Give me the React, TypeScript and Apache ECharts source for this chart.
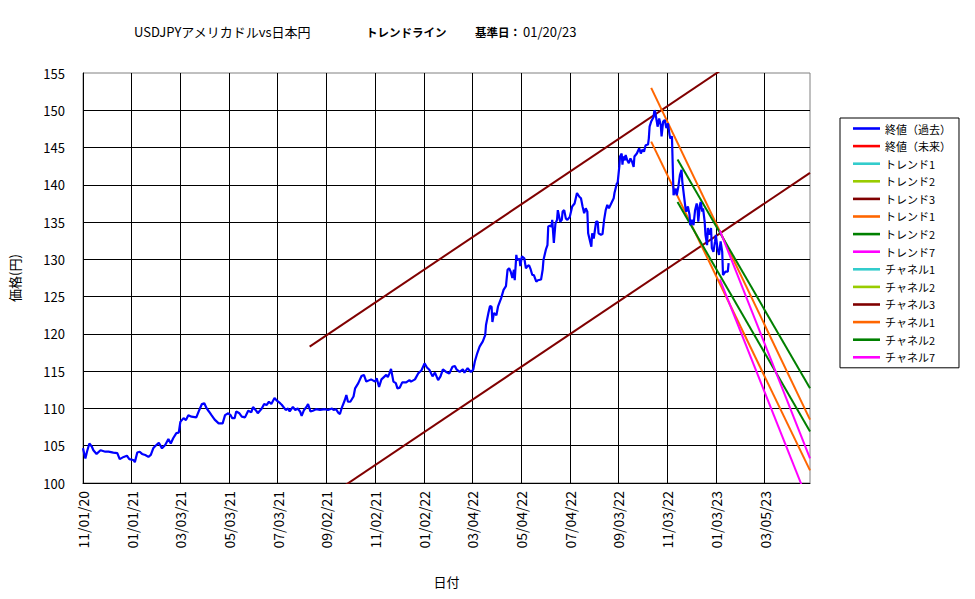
import React, { useEffect, useRef } from "react";
import * as echarts from "echarts";

const FONT = '"Noto Sans CJK JP", "Noto Sans", sans-serif';

// x axis: days since 2020-11-01
const axisStartUTC = Date.UTC(2020, 10, 1);
const xMaxDay = 911;
const xTickInterval = 61;
const yMin = 100;
const yMax = 155;
const yInterval = 5;

const titleMain = "USDJPYアメリカドルvs日本円";
const titleTrend = "トレンドライン";
const titleBase = "基準日：";
const titleDate = "01/20/23";

// 終値(過去): days since 2020-11-01 and close values
const pastDays = [
  0, 3, 5, 8, 11, 13, 17, 22, 28, 32, 38, 43, 46, 51, 55, 58, 63, 65, 68, 71,
  74, 78, 82, 85, 88, 90, 95, 99, 103, 107, 110, 113, 117, 120, 122, 126, 129, 132, 136, 142,
  145, 149, 152, 155, 158, 161, 165, 170, 175, 178, 182, 185, 187, 190, 192, 196, 199, 203, 207, 211,
  213, 217, 219, 224, 227, 230, 233, 236, 240, 243, 247,
  249, 254, 257, 259, 263, 266, 269, 272, 274, 277, 280, 282, 285, 288, 292, 297, 303, 307, 312, 314,
  317, 320, 322, 324, 328, 330, 332, 335, 339, 341, 345, 349, 352, 355, 359, 361, 366, 368, 371, 374,
  378, 380, 382, 384, 386, 389, 392, 394, 397, 400, 405, 409, 411, 416, 420, 424, 428, 431, 434, 438,
  441, 445, 448, 451, 455, 459, 463, 466, 468, 472, 476, 478, 482, 486, 489,
  491, 494, 497, 501, 504, 505, 508, 510, 512, 513, 515, 518, 520, 524, 527, 530, 532, 534, 536, 538,
  540, 541, 543, 544, 547, 548, 550, 553, 555, 557, 559, 561, 563, 565, 568, 570, 574, 576, 577, 580,
  582, 583, 585, 587, 588, 590, 592, 594, 595, 598, 600, 601, 603, 605, 607, 610, 613, 616, 619, 622,
  624, 626, 628, 630, 632, 633, 635, 637, 638, 640, 643, 645, 646, 649, 651, 653, 655, 657, 659, 661,
  665, 666, 669, 670, 672, 673, 675, 676, 677, 679, 680, 682, 684, 686, 688, 690, 691, 694, 697, 699,
  701, 703, 705, 708, 709, 710, 712, 715, 716, 717, 719, 720, 722, 724, 725, 727, 729, 731, 733, 735,
  736, 738, 740, 743, 744, 746, 748, 750, 751, 753, 755, 756, 758, 760, 761, 763, 765, 767, 769, 770,
  771, 773, 774, 776, 777, 779, 780, 782, 783, 785, 787, 788, 790, 792, 793, 795, 797, 799, 801, 802,
  805, 808, 809,
];
const pastClose = [
  104.65, 103.3, 104.2, 105.3, 104.9, 104.4, 103.9, 104.4, 104.2, 104.2, 104.07, 104.0, 103.2, 103.5, 103.66, 103.2, 103.09, 102.8, 104.1, 104.2,
  103.9, 103.75, 103.5, 103.76, 104.65, 104.9, 105.4, 104.65, 105.1, 105.9, 105.3, 106.0, 106.7, 106.75, 108.2, 108.7, 108.45, 109.1, 108.9, 108.8,
  109.6, 110.6, 110.7, 110.0, 109.56, 109.1, 108.5, 108.0, 108.0, 109.1, 109.35, 109.1, 108.7, 108.7, 109.6, 109.35, 108.9, 108.8, 109.7, 109.5,
  110.2, 109.7, 109.35, 110.0, 110.6, 110.46, 110.9, 110.6, 111.4, 111.04, 110.7,
  110.5, 109.8, 110.0, 109.6, 110.2, 109.8, 110.0, 109.6, 109.0, 109.8, 110.2, 110.6, 109.6, 109.7, 109.9, 109.8, 109.9, 109.8, 110.0, 109.8,
  109.9, 109.4, 109.25, 110.0, 111.1, 111.8, 110.9, 110.9, 111.6, 112.7, 113.4, 114.35, 114.5, 113.6, 113.8, 113.9, 113.6, 114.05, 112.9, 113.9,
  114.3, 114.5, 114.2, 114.7, 115.3, 113.6, 113.4, 112.7, 112.8, 113.5, 113.5, 113.8, 113.6, 113.9, 114.7, 115.1, 116.05, 115.5, 115.2, 114.3,
  114.8, 113.8, 114.3, 115.25, 114.9, 114.7, 115.6, 115.7, 115.25, 114.9, 115.25, 114.8, 115.4, 114.9, 115.2,
  116.3, 117.4, 118.3, 119.0, 119.85, 121.2, 122.8, 123.75, 123.65, 121.6, 122.8, 122.5, 123.65, 124.8, 125.9, 126.4, 128.6, 128.8, 128.35, 127.5,
  128.6, 127.2, 130.6, 129.9, 130.1, 129.1, 130.4, 130.15, 128.8, 129.1, 129.2, 128.65, 127.9, 127.9, 127.0, 127.2, 127.3, 128.6, 129.9, 131.3,
  131.9, 134.4, 134.5, 134.4, 135.3, 132.2, 134.8, 135.3, 136.6, 135.05, 135.3, 136.4, 136.6, 135.5, 135.3, 135.7, 137.1, 137.5, 138.9, 138.4,
  138.2, 137.1, 136.2, 136.85, 136.4, 133.5, 132.6, 131.7, 133.5, 132.8, 135.05, 135.05, 133.5, 133.3, 133.4, 135.3, 136.6, 137.3, 136.85, 137.3,
  138.2, 138.9, 140.2, 140.3, 142.4, 143.8, 144.2, 142.7, 143.8, 143.3, 144.0, 143.3, 142.9, 143.55, 143.1, 142.4, 143.8, 144.2, 144.9, 144.2,
  144.7, 144.45, 145.3, 145.4, 146.2, 147.8, 148.5, 149.1, 150.0, 149.8, 148.5, 147.8, 148.9, 148.0, 146.5, 148.5, 148.7, 147.6, 148.25, 146.7,
  146.2, 146.5, 138.6, 139.5, 138.6, 139.75, 141.3, 142.0, 140.4, 138.6, 136.85, 136.4, 137.1, 136.0, 134.6, 135.3, 134.6, 136.6, 137.5, 136.85,
  135.05, 137.3, 137.7, 136.4, 136.85, 135.05, 133.3, 131.9, 134.2, 133.3, 134.2, 131.5, 131.0, 132.4, 133.3, 131.5, 130.6, 132.4, 131.0, 127.9,
  128.35, 128.35, 129.5,
];

// 終値(未来) and unused trend/channel lines (no visible data)
const futureClose: number[][] = [];
const trend1Cyan: number[][] = [];
const trend2YellowGreen: number[][] = [];
const channel1Cyan: number[][] = [];
const channel2YellowGreen: number[][] = [];

// trend / channel lines: [day, value] end points
const trend3DarkRed = [[284, 118.3], [911, 163.4]];
const channel3DarkRed = [[284, 96.5], [911, 141.6]];
const trend1Orange = [[712, 153.0], [911, 108.5]];
const channel1Orange = [[712, 145.8], [911, 101.7]];
const trend2Green = [[745, 143.4], [911, 112.7]];
const channel2Green = [[745, 137.7], [911, 106.9]];
const trend7Magenta = [[798, 133.9], [911, 103.3]];
const channel7Magenta = [[798, 127.3], [911, 96.9]];

const pad = (n: number) => (n < 10 ? "0" + n : String(n));
const dayLabel = (d: number) => {
  if (Math.round(d) % xTickInterval !== 0) return "";
  const t = new Date(axisStartUTC + Math.round(d) * 86400000);
  return `${pad(t.getUTCMonth() + 1)}/${pad(t.getUTCDate())}/${pad(t.getUTCFullYear() % 100)}`;
};

type S = { name: string; color: string; data: number[][]; width: number };

export default function App() {
  const ref = useRef<HTMLDivElement>(null);
  useEffect(() => {
    if (!ref.current) return;
    const chart = echarts.init(ref.current, undefined, { renderer: "svg" });
    const pastData = pastDays.map((d, i) => [d, pastClose[i]]);
    const series: S[] = [
      { name: "終値（過去）", color: "#0000FF", data: pastData, width: 2.2 },
      { name: "終値（未来）", color: "#FF0000", data: futureClose, width: 2 },
      { name: "トレンド1", color: "#33CCCC", data: trend1Cyan, width: 2 },
      { name: "トレンド2", color: "#99CC00", data: trend2YellowGreen, width: 2 },
      { name: "トレンド3", color: "#800000", data: trend3DarkRed, width: 2 },
      { name: "トレンド1 ", color: "#FF6600", data: trend1Orange, width: 2 },
      { name: "トレンド2 ", color: "#008000", data: trend2Green, width: 2 },
      { name: "トレンド7", color: "#FF00FF", data: trend7Magenta, width: 2 },
      { name: "チャネル1", color: "#33CCCC", data: channel1Cyan, width: 2 },
      { name: "チャネル2", color: "#99CC00", data: channel2YellowGreen, width: 2 },
      { name: "チャネル3", color: "#800000", data: channel3DarkRed, width: 2 },
      { name: "チャネル1 ", color: "#FF6600", data: channel1Orange, width: 2 },
      { name: "チャネル2 ", color: "#008000", data: channel2Green, width: 2 },
      { name: "チャネル7", color: "#FF00FF", data: channel7Magenta, width: 2 },
    ];
    const drawOrder = [4, 10, 5, 11, 6, 12, 7, 13, 1, 2, 3, 8, 9, 0];
    chart.setOption({
      animation: false,
      backgroundColor: "#fff",
      textStyle: { fontFamily: FONT },
      graphic: [
        { type: "text", left: 134, top: 25, style: { text: titleMain, fontSize: 13, fontFamily: FONT, fill: "#000" } },
        { type: "text", left: 366, top: 26, style: { text: titleTrend, fontSize: 11.5, fontWeight: "bold", fontFamily: FONT, fill: "#000" } },
        { type: "text", left: 475, top: 26, style: { text: titleBase, fontSize: 11.5, fontWeight: "bold", fontFamily: FONT, fill: "#000" } },
        { type: "text", left: 523, top: 25, style: { text: titleDate, fontSize: 13, fontFamily: FONT, fill: "#000" } },
      ],
      grid: {
        left: 80,
        right: 165,
        top: 73,
        bottom: 116,
        show: true,
        borderColor: "#808080",
        borderWidth: 1,
        backgroundColor: "#fff",
      },
      legend: {
        orient: "vertical",
        left: 840,
        top: 118,
        padding: [5, 8, 5, 13],
        itemGap: 6.6,
        itemWidth: 27,
        itemHeight: 14,
        icon: "path://M0,0L27,0L27,2.6L0,2.6Z",
        borderColor: "#000",
        borderWidth: 1,
        backgroundColor: "#fff",
        selectedMode: false,
        data: series.map((s) => s.name),
        formatter: (n: string) => n.trim(),
        textStyle: { fontSize: 11, color: "#000", fontFamily: FONT },
      },
      xAxis: {
        type: "value",
        min: 0,
        max: xMaxDay,
        interval: xTickInterval,
        name: "日付",
        nameLocation: "middle",
        nameGap: 92,
        nameTextStyle: { fontSize: 13, color: "#000", fontFamily: FONT },
        axisLine: { show: true, onZero: false, lineStyle: { color: "#000", width: 1 } },
        axisTick: { show: false },
        axisLabel: {
          rotate: 90,
          margin: 8,
          fontSize: 14,
          color: "#000",
          fontFamily: FONT,
          showMaxLabel: false,
          formatter: (v: number) => dayLabel(v),
        },
        splitLine: { show: true, showMaxLine: false, lineStyle: { color: "#000", width: 1 } },
      },
      yAxis: {
        type: "value",
        min: yMin,
        max: yMax,
        interval: yInterval,
        name: "価格(円)",
        nameLocation: "middle",
        nameRotate: 90,
        nameGap: 62,
        nameTextStyle: { fontSize: 13, color: "#000", fontFamily: FONT },
        axisLine: { show: true, lineStyle: { color: "#000", width: 1 } },
        axisTick: { show: false },
        axisLabel: { margin: 18, fontSize: 13, color: "#000", fontFamily: FONT },
        splitLine: { show: true, showMaxLine: false, lineStyle: { color: "#000", width: 1 } },
      },
      series: drawOrder.map((i) => {
        const s = series[i];
        return {
          type: "line",
          name: s.name,
          data: s.data,
          color: s.color,
          symbol: "none",
          showSymbol: false,
          clip: true,
          silent: true,
          z: i === 0 ? 3 : 2,
          lineStyle: { color: s.color, width: s.width },
          itemStyle: { color: s.color },
        };
      }),
    });
    return () => chart.dispose();
  }, []);
  return (
    <div
      ref={ref}
      style={{ position: "absolute", left: 0, top: 0, width: 975, height: 599 }}
    />
  );
}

● WORK TO COMPLETE:
Repeat the lines above, starting at the first and stopping after the line that holds "const yInterval = 5;", with the pictures left out.

● EXERCISE ANSWER:
Give me the React, TypeScript and Apache ECharts source for this chart.
import React, { useEffect, useRef } from "react";
import * as echarts from "echarts";

const FONT = '"Noto Sans CJK JP", "Noto Sans", sans-serif';

// x axis: days since 2020-11-01
const axisStartUTC = Date.UTC(2020, 10, 1);
const xMaxDay = 911;
const xTickInterval = 61;
const yMin = 100;
const yMax = 155;
const yInterval = 5;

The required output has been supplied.